We also find the rule stated in 15 American Jurisprudence, under Damages, § 43:
"In accordance with the general principle governing the allowance of damages, a party to a contract who is injured by its breach is entitled to compensation for the injury sustained and is entitled to be placed, in so far as this can be done by money, in the same position he would have occupied if the contract had been performed. Moreover, his recovery is limited to the loss he has actually suffered by reason of the breach; he is not entitled to be placed in a better position than he would have been in if the contract had not been broken."
We do not find any material difference in the general rule of the common law and that of Article 1934, Revised Civil Code. In either instance the plaintiff would not be entitled to be placed in a better position that he would have been had the *Page 254 contract been kept. Under the common law doctrine of compensatory damages the loss suffered must be capable of proof and under Article 1934, R.C.C., the loss must be capable of proof before the plaintiff would be entitled to recover. In the case of Benjamin v. Hillard, 23 How. 149, 16 L.Ed. 518, in discussing the measure of damages for breach of contract the court stated:
"The amount that would have been received, if the contract had been kept, is the measure of damages if the contract is broken."

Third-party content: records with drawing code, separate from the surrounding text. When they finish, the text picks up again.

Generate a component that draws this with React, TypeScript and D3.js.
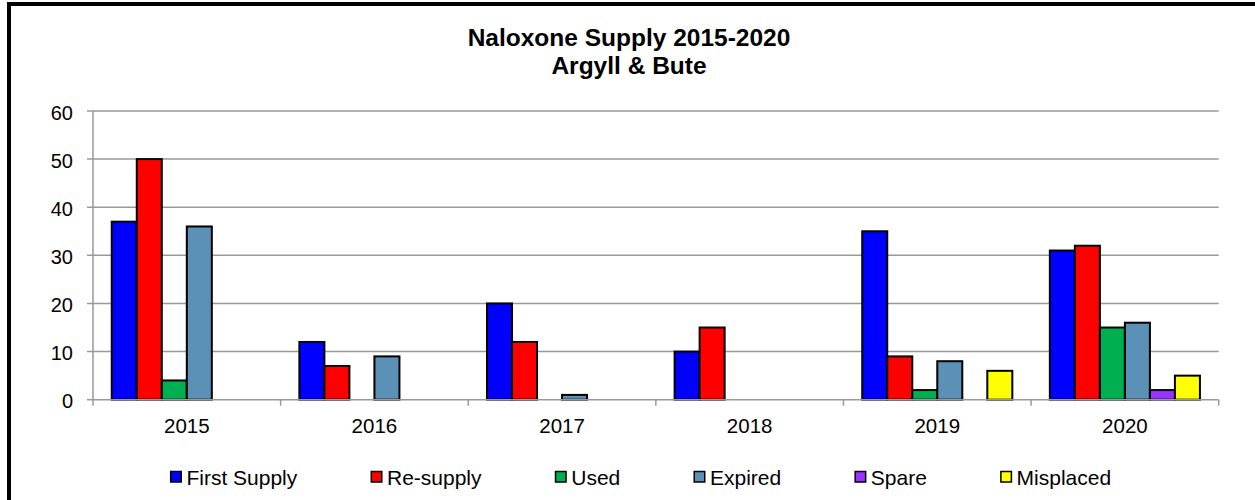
import React, { useEffect, useRef } from "react";
import * as d3 from "d3";

const years = ["2015", "2016", "2017", "2018", "2019", "2020"];
const seriesNames = ["First Supply", "Re-supply", "Used", "Expired", "Spare", "Misplaced"];
const seriesColors = ["#0000FF", "#FF0000", "#00B050", "#5B91B6", "#9933FF", "#FFFF00"];
const firstSupply = [37, 12, 20, 10, 35, 31];
const reSupply = [50, 7, 12, 15, 9, 32];
const used = [4, 0, 0, 0, 2, 15];
const expired = [36, 9, 1, 0, 8, 16];
const spare = [0, 0, 0, 0, 0, 2];
const misplaced = [0, 0, 0, 0, 6, 5];
const yTicks = [0, 10, 20, 30, 40, 50, 60];
const titleLines = ["Naloxone Supply 2015-2020", "Argyll & Bute"];

const seriesValues = [firstSupply, reSupply, used, expired, spare, misplaced];

export default function App() {
  const ref = useRef<SVGSVGElement>(null);

  useEffect(() => {
    const svg = d3.select(ref.current);
    svg.selectAll("*").remove();
    const W = 1255, H = 500;
    const left = 93, right = 1218.7, top = 111, bottom = 399.7;
    const font = "Arial, 'Liberation Sans', sans-serif";
    const grid = "#999999";

    svg.append("rect").attr("x", 9).attr("y", 4).attr("width", W + 20).attr("height", H + 20)
      .attr("fill", "#fff").attr("stroke", "#000").attr("stroke-width", 4);

    const x0 = d3.scaleBand<string>().domain(years).range([left, right]).paddingInner(0).paddingOuter(0);
    const x1 = d3.scaleBand<string>().domain(seriesNames).range([0, x0.bandwidth()]).paddingInner(0).paddingOuter(0.75);
    const y = d3.scaleLinear().domain([0, 60]).range([bottom, top]);

    // gridlines
    svg.append("g").selectAll("line").data(yTicks.filter(t => t > 0)).join("line")
      .attr("x1", left - 6).attr("x2", right).attr("y1", d => y(d)).attr("y2", d => y(d))
      .attr("stroke", grid).attr("stroke-width", 1.5);
    // y axis
    svg.append("line").attr("x1", left).attr("x2", left).attr("y1", top).attr("y2", bottom)
      .attr("stroke", grid).attr("stroke-width", 1.5);
    svg.append("line").attr("x1", left - 6).attr("x2", left).attr("y1", bottom).attr("y2", bottom)
      .attr("stroke", grid).attr("stroke-width", 1.5);
    svg.append("g").selectAll("text").data(yTicks).join("text")
      .attr("x", 73).attr("y", d => y(d) + 8.5).attr("text-anchor", "end")
      .attr("font-family", font).attr("font-size", 20).attr("fill", "#000").text(d => String(d));

    // bars
    const g = svg.append("g");
    years.forEach((yr, i) => {
      seriesNames.forEach((s, j) => {
        const v = seriesValues[j][i];
        if (!v) return;
        g.append("rect")
          .attr("x", (x0(yr) as number) + (x1(s) as number))
          .attr("y", y(v))
          .attr("width", x1.bandwidth())
          .attr("height", y(0) - y(v))
          .attr("fill", seriesColors[j])
          .attr("stroke", "#000").attr("stroke-width", 2);
      });
    });

    // x axis
    svg.append("line").attr("x1", left).attr("x2", right).attr("y1", bottom).attr("y2", bottom)
      .attr("stroke", grid).attr("stroke-width", 1.5);
    const bounds = years.map(yr => x0(yr) as number).concat([right]);
    svg.append("g").selectAll("line").data(bounds).join("line")
      .attr("x1", d => d).attr("x2", d => d).attr("y1", bottom).attr("y2", bottom + 6)
      .attr("stroke", grid).attr("stroke-width", 1.5);
    svg.append("g").selectAll("text").data(years).join("text")
      .attr("x", d => (x0(d) as number) + x0.bandwidth() / 2).attr("y", 432.5)
      .attr("text-anchor", "middle").attr("font-family", font).attr("font-size", 20.5)
      .attr("fill", "#000").text(d => d);

    // title
    svg.append("g").selectAll("text").data(titleLines).join("text")
      .attr("x", 629).attr("y", (d, i) => 46 + i * 27.5)
      .attr("text-anchor", "middle").attr("font-family", font).attr("font-weight", "bold")
      .attr("font-size", 24.5).attr("fill", "#000").text(d => d);

    // legend
    let lx = 170.7;
    const lg = svg.append("g");
    seriesNames.forEach((s, j) => {
      lg.append("rect").attr("x", lx).attr("y", 471.5).attr("width", 10.5).attr("height", 10.5)
        .attr("fill", seriesColors[j]).attr("stroke", "#000").attr("stroke-width", 1.5);
      const t = lg.append("text").attr("x", lx + 15.7).attr("y", 485)
        .attr("font-family", font).attr("font-size", 21).attr("fill", "#000").text(s);
      const w = (t.node() as SVGTextElement).getComputedTextLength();
      lx = lx + 15.7 + w + 74;
    });
  }, []);

  return (
    <svg ref={ref} width={1255} height={500}
      style={{ position: "absolute", left: 0, top: 0, display: "block" }} />
  );
}
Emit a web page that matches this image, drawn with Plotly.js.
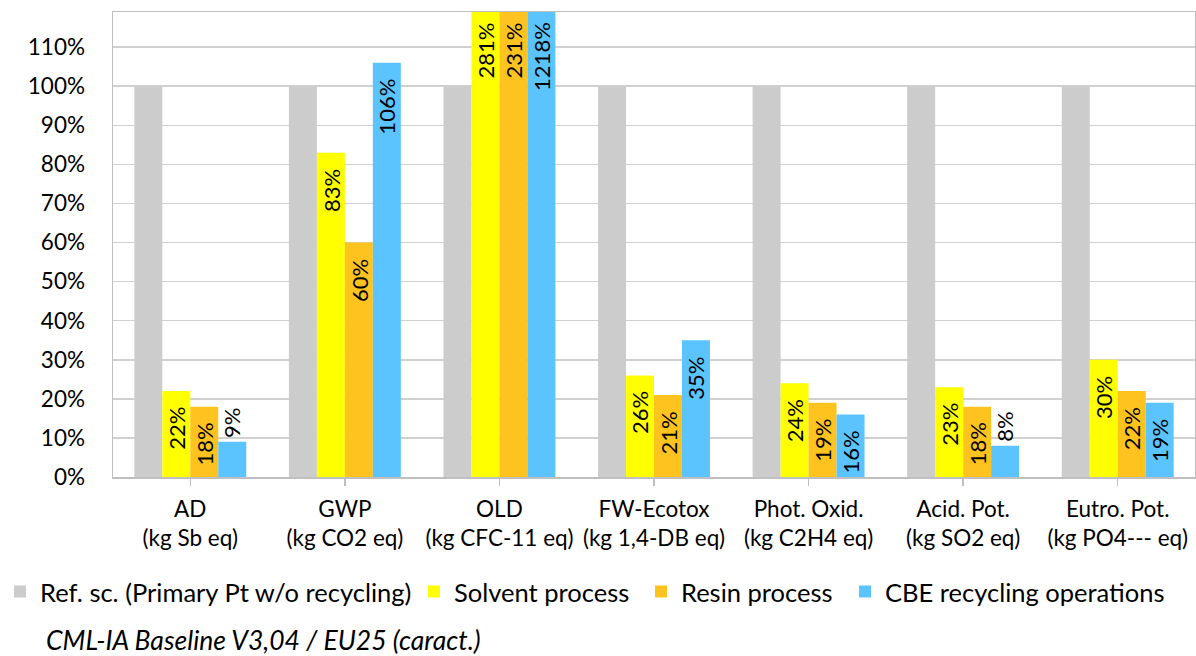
<!DOCTYPE html>
<html>
<head>
<meta charset="utf-8">
<script src="https://cdn.plot.ly/plotly-3.0.1.min.js"></script>
<style>html,body{margin:0;padding:0;background:#fff;}#chart{width:1196px;height:656px;}</style>
</head>
<body>
<div id="chart"></div>
<script>
var categories = ["AD", "GWP", "OLD", "FW-Ecotox", "Phot. Oxid.", "Acid. Pot.", "Eutro. Pot."];
var categoryUnits = ["(kg Sb eq)", "(kg CO2 eq)", "(kg CFC-11 eq)", "(kg 1,4-DB eq)", "(kg C2H4 eq)", "(kg SO2 eq)", "(kg PO4--- eq)"];
var seriesNames = ["Ref. sc. (Primary Pt w/o recycling)", "Solvent process", "Resin process", "CBE recycling operations"];
var refValues = [100, 100, 100, 100, 100, 100, 100];
var solventValues = [22, 83, 281, 26, 24, 23, 30];
var resinValues = [18, 60, 231, 21, 19, 18, 22];
var cbeValues = [9, 106, 1218, 35, 16, 8, 19];
var yTickValues = [0, 10, 20, 30, 40, 50, 60, 70, 80, 90, 100, 110];
var footnote = "CML-IA Baseline V3,04 / EU25 (caract.)";

var colors = ["#cccccc", "#ffff00", "#ffc31f", "#5bc4ff"];
var FONT = "Lato, 'Open Sans', sans-serif";
var seriesValues = [refValues, solventValues, resinValues, cbeValues];
var legendIds = ["legend", "legend2", "legend3", "legend4"];
var legendX = [-16, 414, 641, 845];

var W = 1196, H = 656;
var M = {l: 113, r: 1, t: 12, b: 179};
var yMax = 119;
var BARGAP = 0.276;
var plotW = W - M.l - M.r, plotH = H - M.t - M.b;
var catPx = plotW / categories.length;
var barPx = catPx * (1 - BARGAP) / seriesValues.length;
var pxPerUnit = plotH / yMax;

var traces = seriesValues.map(function (vals, i) {
  return {
    type: "bar",
    name: seriesNames[i],
    x: categories,
    y: vals,
    marker: {color: colors[i], line: {width: 0}},
    legend: legendIds[i],
    cliponaxis: true,
    textposition: "none",
    hoverinfo: "x+y+name"
  };
});

var annotations = [];
seriesValues.forEach(function (vals, i) {
  if (i === 0) return;
  vals.forEach(function (v, j) {
    var clipped = v > yMax;
    var shown = Math.min(v, yMax);
    var inside = shown * pxPerUnit > 40;
    annotations.push({
      text: v + "%",
      x: categories[j],
      y: shown,
      xref: "x", yref: "y",
      xshift: (i - 1.5) * barPx,
      yshift: inside ? (clipped ? -9 : -15) : 3,
      textangle: -90,
      xanchor: "center",
      yanchor: inside ? "top" : "bottom",
      showarrow: false,
      borderpad: 0,
      font: {family: FONT, size: 22, color: "#000"}
    });
  });
});

annotations.push({
  text: "<i>" + footnote + "</i>",
  xref: "paper", yref: "paper",
  x: (44 - M.l) / plotW, y: -(640 - (H - M.b)) / plotH,
  xanchor: "left", yanchor: "middle",
  showarrow: false,
  font: {family: FONT, size: 26.5, color: "#000"}
});

var layout = {
  width: W,
  height: H,
  margin: M,
  paper_bgcolor: "#ffffff",
  plot_bgcolor: "#ffffff",
  font: {family: FONT, color: "#000", size: 22},
  barmode: "group",
  bargap: BARGAP,
  bargroupgap: 0,
  showlegend: true,
  xaxis: {
    type: "category",
    tickmode: "array",
    tickvals: categories,
    ticktext: categories.map(function (c, i) { return c + "<br>" + categoryUnits[i]; }),
    ticks: "outside",
    ticklen: 7,
    tickwidth: 1.5,
    tickcolor: "#bfbfbf",
    showline: true,
    linecolor: "#bfbfbf",
    linewidth: 1.5,
    mirror: true,
    showgrid: false,
    tickfont: {family: FONT, size: 22.5, color: "#000"},
    ticklabelstandoff: 4,
    fixedrange: true
  },
  yaxis: {
    range: [0, yMax],
    tickmode: "array",
    tickvals: yTickValues,
    ticktext: yTickValues.map(function (v) { return v + "%"; }),
    ticks: "",
    showline: true,
    linecolor: "#bfbfbf",
    linewidth: 1.5,
    mirror: true,
    showgrid: true,
    gridcolor: "#d0d0d0",
    gridwidth: 1.5,
    zeroline: false,
    tickfont: {family: FONT, size: 22.5, color: "#000"},
    ticklabelstandoff: 22,
    fixedrange: true
  },
  annotations: annotations
};

legendIds.forEach(function (id, i) {
  layout[id] = {
    xref: "container", yref: "container",
    x: legendX[i] / W, y: 1 - 592 / H,
    xanchor: "left", yanchor: "middle",
    orientation: "h",
    bgcolor: "rgba(0,0,0,0)",
    borderwidth: 0,
    font: {family: FONT, size: 25.5, color: "#000"}
  };
});

Plotly.newPlot("chart", traces, layout, {displayModeBar: false, staticPlot: true});
</script>
</body>
</html>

I do not believe that Article 2451, R.C.C., is applicable to the instant case. It is to be borne in mind that in the sale of an uncertain hope the parties themselves fix a price or value. While the hope is uncertain the value or price of it is certain for the reason that the parties themselves have fixed such price or value. I do not see how recovery could be had under the provisions of Article 1934, R.C.C., for an uncertain hope or for uncertain damages because the damages contemplated under the provisions of the Article must be capable of proof. If the plaintiff had, on the defendant's failure to complete the contract, gone ahead and drilled the well I believe he could have recovered the amount expended for the reason there would have been an actual loss which was capable of proof.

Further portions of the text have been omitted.